In any sequence of $n^2 + 1$ distinct real numbers, there exists either an increasing subsequence of length $n+1$ or a decreasing subsequence of length $n+1$.

Proof sketch: Label each element $a_i$ in the sequence with $(x_i, y_i)$ where $x_i$ is the length of the longest increasing subsequence ending at $a_i$ and $y_i$ is the length of the longest decreasing subsequence ending at $a_i$.

If no increasing or decreasing subsequence has length $n+1$, then all labels $(x_i, y_i)$ satisfy $1 \leq x_i \leq n$ and $1 \leq y_i \leq n$. This gives only $n^2$ possible labels. With $n^2 + 1$ elements, by the pigeonhole principle, two elements $a_i$ and $a_j$ (with $i < j$) must have the same label.

But if $a_i < a_j$, then $x_j > x_i$ (contradiction), and if $a_i > a_j$, then $y_j > y_i$ (contradiction). Therefore, some sequence must have length $n+1$.

In any graph with $n$ vertices and chromatic number $\chi(G)$, there exists an independent set of size at least $\lceil n/\chi(G) \rceil$.

Proof: In a proper $k$-coloring of $G$ (where $k = \chi(G)$), vertices are partitioned into $k$ color classes, each forming an independent set. By the pigeonhole principle, at least one color class contains at least $\lceil n/k \rceil$ vertices.

Euler's totient function $\phi(n)$, which counts integers from 1 to $n$ that are coprime to $n$, can be computed using inclusion-exclusion. If $n = p_1^{a_1} p_2^{a_2} \cdots p_k^{a_k}$, then: $\phi(n) = n \prod_{i=1}^{k} \left(1 - \frac{1}{p_i}\right)$

This follows from inclusion-exclusion: let $A_i$ be the set of integers from 1 to $n$ divisible by $p_i$. Then: $\phi(n) = n - \left|\bigcup_{i=1}^{k} A_i\right|$

Applying inclusion-exclusion: $= n - \sum_{i} \frac{n}{p_i} + \sum_{i<j} \frac{n}{p_i p_j} - \sum_{i<j<\ell} \frac{n}{p_i p_j p_\ell} + \cdots$ $= n\left(1 - \sum_i \frac{1}{p_i} + \sum_{i<j} \frac{1}{p_i p_j} - \cdots\right) = n\prod_{i=1}^{k}\left(1 - \frac{1}{p_i}\right)$

How many functions $f: \{1,2,3,4,5\} \to \{1,2,3\}$ are there such that $f$ is onto (surjective)?
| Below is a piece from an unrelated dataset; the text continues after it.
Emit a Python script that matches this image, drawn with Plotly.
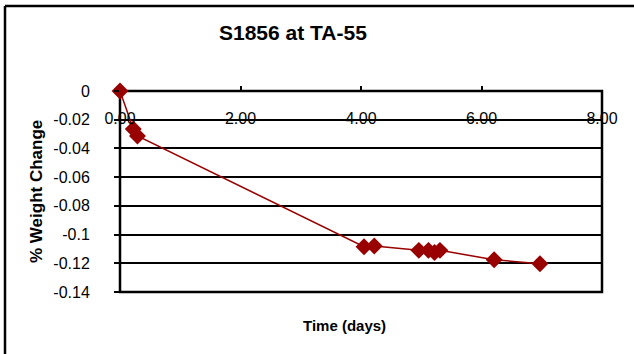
import plotly.graph_objects as go

# Data
days = [0.0, 0.22, 0.29, 4.05, 4.22, 4.96, 5.12, 5.22, 5.31, 6.21, 6.97]
weight_change = [0.0, -0.0265, -0.0313, -0.1085, -0.108, -0.111, -0.111, -0.1125, -0.111, -0.1175, -0.1203]

y_tickvals = [0, -0.02, -0.04, -0.06, -0.08, -0.1, -0.12, -0.14]
y_ticktext = ["0", "-0.02", "-0.04", "-0.06", "-0.08", "-0.1", "-0.12", "-0.14"]
x_tickvals = [0, 2, 4, 6, 8]
x_ticktext = ["0.00", "2.00", "4.00", "6.00", "8.00"]

W, H = 634, 354
L, R, T, B = 120, 32, 91, 62
pw, ph = W - L - R, H - T - B

fig = go.Figure()
fig.add_trace(go.Scatter(
    x=days, y=weight_change, mode="lines+markers",
    line=dict(color="#990000", width=1.5),
    marker=dict(symbol="diamond", size=13, color="#990000"),
    showlegend=False, cliponaxis=False,
))

font = "Liberation Sans, Arial, sans-serif"
fig.update_layout(
    width=W, height=H,
    margin=dict(l=L, r=R, t=T, b=B),
    paper_bgcolor="white", plot_bgcolor="white",
    font=dict(family=font, color="black", size=16),
    xaxis=dict(
        range=[0, 8], tickvals=x_tickvals, ticktext=x_ticktext,
        anchor="free", position=1, side="bottom",
        ticks="inside", ticklen=5, tickwidth=2, tickcolor="black",
        ticklabelstandoff=16,
        showgrid=False, zeroline=False, showline=False,
        tickfont=dict(size=16),
    ),
    yaxis=dict(
        range=[-0.14, 0], tickvals=y_tickvals, ticktext=y_ticktext,
        ticks="outside", ticklen=5, tickwidth=2, tickcolor="black",
        ticklabelstandoff=21,
        showgrid=True, gridcolor="black", gridwidth=2,
        zeroline=False, showline=False,
        tickfont=dict(size=16),
    ),
    shapes=[
        dict(type="rect", xref="paper", yref="paper", x0=0, x1=1, y0=0, y1=1,
             line=dict(color="black", width=2.5), fillcolor="rgba(0,0,0,0)", layer="below"),
        dict(type="line", xref="paper", yref="paper",
             x0=(5 - L) / pw, x1=(5 - L) / pw, y0=(T + ph - 6) / ph, y1=-0.5,
             line=dict(color="black", width=2.5)),
        dict(type="line", xref="paper", yref="paper",
             x0=(5 - L) / pw, x1=1.5, y0=(T + ph - 6) / ph, y1=(T + ph - 6) / ph,
             line=dict(color="black", width=2.5)),
    ],
    annotations=[
        dict(text="<b>S1856 at TA-55</b>", xref="paper", yref="paper",
             x=(293 - L) / pw, y=(T + ph - 33) / ph, showarrow=False,
             font=dict(size=21), xanchor="center", yanchor="middle"),
        dict(text="<b>Time (days)</b>", xref="paper", yref="paper",
             x=(344 - L) / pw, y=(T + ph - 325) / ph, showarrow=False,
             font=dict(size=15), xanchor="center", yanchor="middle"),
        dict(text="<b>% Weight Change</b>", xref="paper", yref="paper",
             x=(36 - L) / pw, y=(T + ph - 192) / ph, showarrow=False, textangle=-90,
             font=dict(size=17), xanchor="center", yanchor="middle"),
    ],
)

fig.write_html("out.html")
Using inclusion-exclusion, let $A_i$ be the set of functions that do not map to $i$. We want $|A_1^c \cap A_2^c \cap A_3^c|$, which by complement equals the total minus $|A_1 \cup A_2 \cup A_3|$.
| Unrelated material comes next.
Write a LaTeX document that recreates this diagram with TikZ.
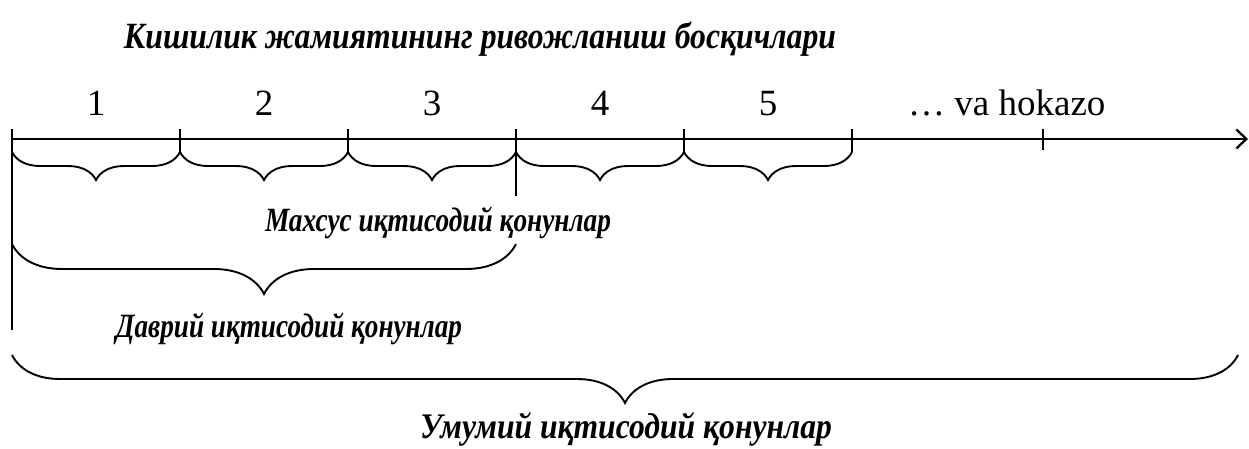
\documentclass[tikz,border=0pt]{standalone}
\usepackage{fontspec}
\setmainfont{Liberation Serif}
\usetikzlibrary{decorations.pathreplacing,arrows.meta}
\newcommand{\fitw}[2]{\resizebox{#1}{\height}{#2}}
\tikzset{
  axisline/.style={line width=2.3pt},
  tickline/.style={line width=1.9pt},
  bracestyle/.style={line width=1.9pt, decorate, decoration={brace, amplitude=#1}},
  lbl/.style={font=\bfseries\itshape\fontsize{34}{34}\selectfont, anchor=base, inner sep=0pt},
  ttl/.style={font=\bfseries\itshape\fontsize{37}{37}\selectfont, anchor=base, inner sep=0pt},
  num/.style={font=\fontsize{37}{37}\selectfont, anchor=base, inner sep=0pt}
}
\begin{document}
\begin{tikzpicture}[x=1pt,y=-1pt]
\useasboundingbox (0,0) rectangle (1249,448);
% title
\node[ttl] (title) at (480,48) {\fitw{712pt}{Кишилик жамиятининг ривожланиш босқичлари}};
% numbers
\node[num] (n1) at (96,115) {1};
\node[num] (n2) at (264,115) {2};
\node[num] (n3) at (432,115) {3};
\node[num] (n4) at (600,115) {4};
\node[num] (n5) at (768,115) {5};
\node[num, anchor=base west] (n6) at (908,115) {… va hokazo};
% axis
\coordinate (start) at (12,139);
\coordinate (end) at (1248,139);
\draw[axisline, -{Straight Barb[length=10pt,width=19pt]}] (start) -- (end);
% ticks
\coordinate (k0t) at (12,129);   \coordinate (k0b) at (12,330);
\coordinate (k1t) at (180,129);  \coordinate (k1b) at (180,152);
\coordinate (k2t) at (348,129);  \coordinate (k2b) at (348,152);
\coordinate (k3t) at (516,129);  \coordinate (k3b) at (516,196);
\coordinate (k4t) at (684,129);  \coordinate (k4b) at (684,152);
\coordinate (k5t) at (852,129);  \coordinate (k5b) at (852,152);
\coordinate (k6t) at (1043,129); \coordinate (k6b) at (1043,150);
\foreach \i in {0,...,6} \draw[tickline] (k\i t) -- (k\i b);
% small braces
\coordinate (b0) at (12,152);
\coordinate (b1) at (180,152);
\coordinate (b2) at (348,152);
\coordinate (b3) at (516,152);
\coordinate (b4) at (684,152);
\coordinate (b5) at (852,152);
\foreach \i/\j in {1/0,2/1,3/2,4/3,5/4} \draw[bracestyle=28pt] (b\i) -- (b\j);
% middle brace
\coordinate (m0) at (12,244);
\coordinate (m1) at (516,244);
\draw[bracestyle=50pt] (m1) -- (m0);
% big brace
\coordinate (g0) at (12,355);
\coordinate (g1) at (1238,355);
\draw[bracestyle=48pt] (g1) -- (g0);
% labels
\node[lbl] (mahsus) at (438,231) {\fitw{346pt}{Махсус иқтисодий қонунлар}};
\node[lbl] (davriy) at (289,337) {\fitw{346pt}{Даврий иқтисодий қонунлар}};
\node[lbl] (umumiy) at (626,438) {\fitw{412pt}{\fontsize{36}{36}\selectfont Умумий иқтисодий қонунлар}};
\end{tikzpicture}
\end{document}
Total functions: $3^5 = 243$

$|A_1| = |A_2| = |A_3| = 2^5 = 32$ (functions using only 2 values)

$|A_1 \cap A_2| = |A_1 \cap A_3| = |A_2 \cap A_3| = 1^5 = 1$ (functions using only 1 value)

$|A_1 \cap A_2 \cap A_3| = 0$ (impossible to map to no values)

By inclusion-exclusion: $|A_1 \cup A_2 \cup A_3| = 3(32) - 3(1) + 0 = 96 - 3 = 93$

Therefore, the number of onto functions is $243 - 93 = 150$.